Stream MQTT Data into Confluent
TIP
The Confluent data integration is an EMQX Enterprise edition feature.
Confluent Cloud, based on Apache Kafka, is a resilient, scalable, and fully managed streaming data service. EMQX supports data integration with Confluent through its rule engine and Sink, enabling easy streaming of MQTT data into Confluent for real-time processing, storage, and analysis.
This page primarily introduces the features and benefits of Confluent integration and guides you on configuring Confluent Cloud and creating a Confluent Producer Sink in EMQX.
How It Works
Confluent data integration is a ready-to-use feature of EMQX, bridging MQTT-based IoT data with Confluent's robust data processing capabilities. Using the built-in rule engine component, the integration simplifies the data flow and processing between the two platforms, eliminating the need for complex coding.
The diagram below shows a typical architecture of EMQX and Confluent data integration in automotive IoT.

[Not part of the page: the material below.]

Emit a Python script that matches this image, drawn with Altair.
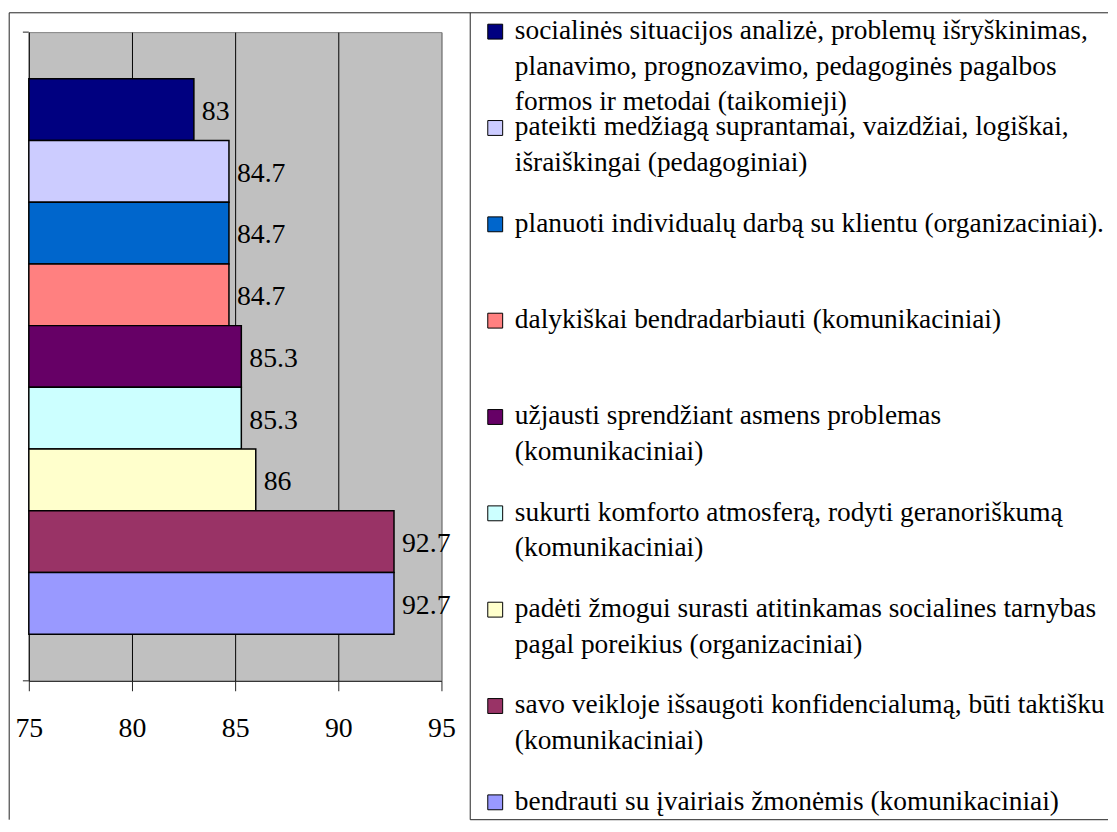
import altair as alt
import pandas as pd

# ---- data ----
labels = [
    "socialinės situacijos analizė, problemų išryškinimas,\nplanavimo, prognozavimo, pedagoginės pagalbos\nformos ir metodai (taikomieji)",
    "pateikti medžiagą suprantamai, vaizdžiai, logiškai,\nišraiškingai (pedagoginiai)",
    "planuoti individualų darbą su klientu (organizaciniai).",
    "dalykiškai bendradarbiauti (komunikaciniai)",
    "užjausti sprendžiant asmens problemas\n(komunikaciniai)",
    "sukurti komforto atmosferą, rodyti geranoriškumą\n(komunikaciniai)",
    "padėti žmogui surasti atitinkamas socialines tarnybas\npagal poreikius (organizaciniai)",
    "savo veikloje išsaugoti konfidencialumą, būti taktišku\n(komunikaciniai)",
    "bendrauti su įvairiais žmonėmis (komunikaciniai)",
]
values = [83, 84.7, 84.7, 84.7, 85.3, 85.3, 86, 92.7, 92.7]
colors = ["#000080", "#CCCCFF", "#0066CC", "#FF8080", "#660066",
          "#CCFFFF", "#FFFFCC", "#993366", "#9999FF"]
x_ticks = [75, 80, 85, 90, 95]

df = pd.DataFrame({"label": labels, "value": values})
one = pd.DataFrame({"k": [0]})

FONT = "Liberation Serif"
NUM_SIZE = 28
LEG_SIZE = 27.6
DARK = "#222222"

PLOT_W, PLOT_H = 416, 654
GAP = 29
LEG_W = 643
BOTTOM = 794

color_enc = alt.Color("label:N", scale=alt.Scale(domain=labels, range=colors), legend=None)

y_enc = alt.Y(
    "label:N",
    scale=alt.Scale(domain=labels, paddingInner=0, paddingOuter=0.755),
    axis=alt.Axis(labels=False, ticks=False, domainColor=DARK, domainWidth=1, title=None),
)
x_enc = alt.X(
    "value:Q",
    scale=alt.Scale(domain=[x_ticks[0], x_ticks[-1]], zero=False, nice=False),
    axis=alt.Axis(
        values=x_ticks, title=None, labelFont=FONT, labelFontSize=NUM_SIZE,
        labelColor="black", labelFlush=False, labelOverlap=False,
        labelPadding=24, tickSize=10, tickColor=DARK, domainColor=DARK,
        grid=True, gridWidth=1, gridOpacity=1,
        gridColor={"condition": {"test": "datum.value >= 95", "value": "#808080"},
                   "value": "#000000"},
    ),
)

bars = alt.Chart(df).mark_bar(stroke="#000000", strokeWidth=1.5).encode(
    y=y_enc, x=x_enc, x2=alt.datum(x_ticks[0]), color=color_enc
)

value_labels = alt.Chart(df).mark_text(
    align="left", baseline="middle", dx=8, dy=2.5, font=FONT, fontSize=NUM_SIZE, color="black"
).encode(y=alt.Y("label:N"), x=alt.X("value:Q"), text=alt.Text("value:Q"))

# decorations: outer frame and small y-axis end ticks
frame_left = alt.Chart(one).mark_rule(color=DARK, strokeWidth=1).encode(
    x=alt.value(-19.8), y=alt.value(-19.5), y2=alt.value(BOTTOM)
)
frame_top = alt.Chart(one).mark_rule(color=DARK, strokeWidth=1).encode(
    x=alt.value(-19.8), x2=alt.value(PLOT_W + GAP + LEG_W), y=alt.value(-19.5)
)
ytick_top = alt.Chart(one).mark_rule(color=DARK, strokeWidth=1).encode(
    x=alt.value(-6), x2=alt.value(0), y=alt.value(0)
)
ytick_bot = alt.Chart(one).mark_rule(color=DARK, strokeWidth=1).encode(
    x=alt.value(-6), x2=alt.value(0), y=alt.value(PLOT_H)
)

plot = alt.layer(
    bars, value_labels, frame_left, frame_top, ytick_top, ytick_bot
).properties(
    width=PLOT_W, height=PLOT_H,
    view=alt.ViewBackground(fill="#C0C0C0", stroke="#808080", strokeWidth=1),
)

# ---- legend panel ----
leg_y = alt.Y("label:N", scale=alt.Scale(type="point", domain=labels, range=[7, 784], padding=0), axis=None)

leg_left = alt.Chart(one).mark_rule(color=DARK, strokeWidth=1).encode(
    x=alt.value(0), y=alt.value(-19.5), y2=alt.value(BOTTOM)
)
leg_bottom = alt.Chart(one).mark_rule(color=DARK, strokeWidth=1).encode(
    x=alt.value(0), x2=alt.value(LEG_W), y=alt.value(BOTTOM)
)
leg_squares = alt.Chart(df).mark_square(
    size=225, stroke="#000000", strokeWidth=1, opacity=1, filled=True, yOffset=-7.5
).encode(y=leg_y, x=alt.value(25.2), color=color_enc)
leg_text = alt.Chart(df).mark_text(
    align="left", baseline="alphabetic", lineBreak="\n", lineHeight=35.8,
    font=FONT, fontSize=LEG_SIZE, color="black"
).encode(y=leg_y, x=alt.value(45), text="label:N")

legend = alt.layer(leg_left, leg_bottom, leg_squares, leg_text).properties(
    width=LEG_W, height=PLOT_H,
    view=alt.ViewBackground(fill="white", stroke="transparent"),
)

chart = alt.hconcat(plot, legend, spacing=GAP, bounds="flush").resolve_scale(
    x="independent", y="independent", color="independent"
).properties(padding=0, background="white").configure_view(stroke="transparent")

chart.save("out.html", embed_options={"renderer": "svg", "actions": False})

Data flow into or out of Confluent involves Confluent Sink (sending messages to Confluent) and Confluent Source (receiving messages from Confluent). If you create a Confluent Sink, its workflow is as follows:
- Message Publishing and Receiving: IoT devices connected to vehicles successfully connect to EMQX via the MQTT protocol and periodically publish messages containing status data. When EMQX receives these messages, it initiates the matching process within its rule engine.
- Message Data Processing: These MQTT messages can be processed according to topic matching rules through the collaborative work of the built-in rule engine and messaging server. When messages arrive and pass through the rule engine, it evaluates the predefined processing rules for that message. If any rule specifies payload transformations, these transformations are applied, such as data format conversion, filtering specific information, or enriching the payload with additional context.
- Bridging to Confluent: The rules defined in the rule engine trigger the action to forward messages to Confluent. Using the Confluent Sink feature, MQTT topics are mapped to predefined Kafka topics in Confluent, and all processed messages and data are written into these topics.
Once vehicle data is input into Confluent, you can flexibly access and utilize this data:
- Your services can integrate directly with Confluent, consuming real-time data streams from specific topics for customized business processing.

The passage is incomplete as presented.